Certains voudraient nous faire croire que le mouvement des femmes est obsolète, voire mort, que les luttes de femmes sont derrière nous, quand elles ne font que commencer ; ils prennent leurs désirs misogynes pour des réalités.
Françaises, Français, encore un effort si nous voulons être démocrates. Ce qui a été fait n’est pas rien, mais presque tout reste à faire. Demain les jeunes seront vieux, les Blancs et les Noirs seront café au lait, mais demain les femmes seront encore des femmes.
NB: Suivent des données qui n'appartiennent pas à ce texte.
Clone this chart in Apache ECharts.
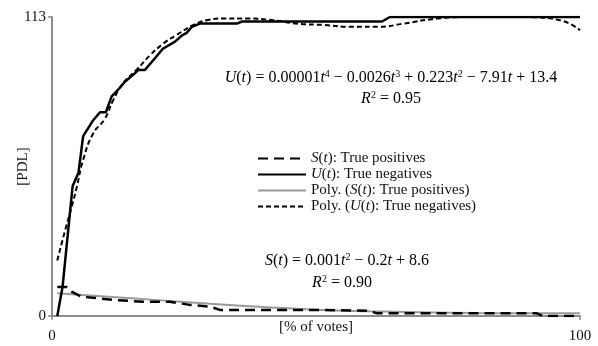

Pas plus qu’il n’est nécessaire d’espérer pour entreprendre, ni de réussir pour persévérer, il n’est nécessaire de faire l’unanimité pour continuer. Il peut suffire parfois de l’approbation d’au moins un. A plusieurs reprises, le Président de la République m’a fermement, personnellement encouragée à continuer. « Continuez », c’est son mot. Et venant d’un homme qui a su ne pas s’arrêter, qui continue d’œuvrer, c’est comme un rendez-vous donné dans dix ans, dans vingt ans, et plus, avec notre Histoire. C’est une incitation à faire progresser la démocratisation, à faire passer la France de la république des fils à celle des hommes et des femmes.

 

[1] Cf. « Notre mouvement est irréversible », p.12.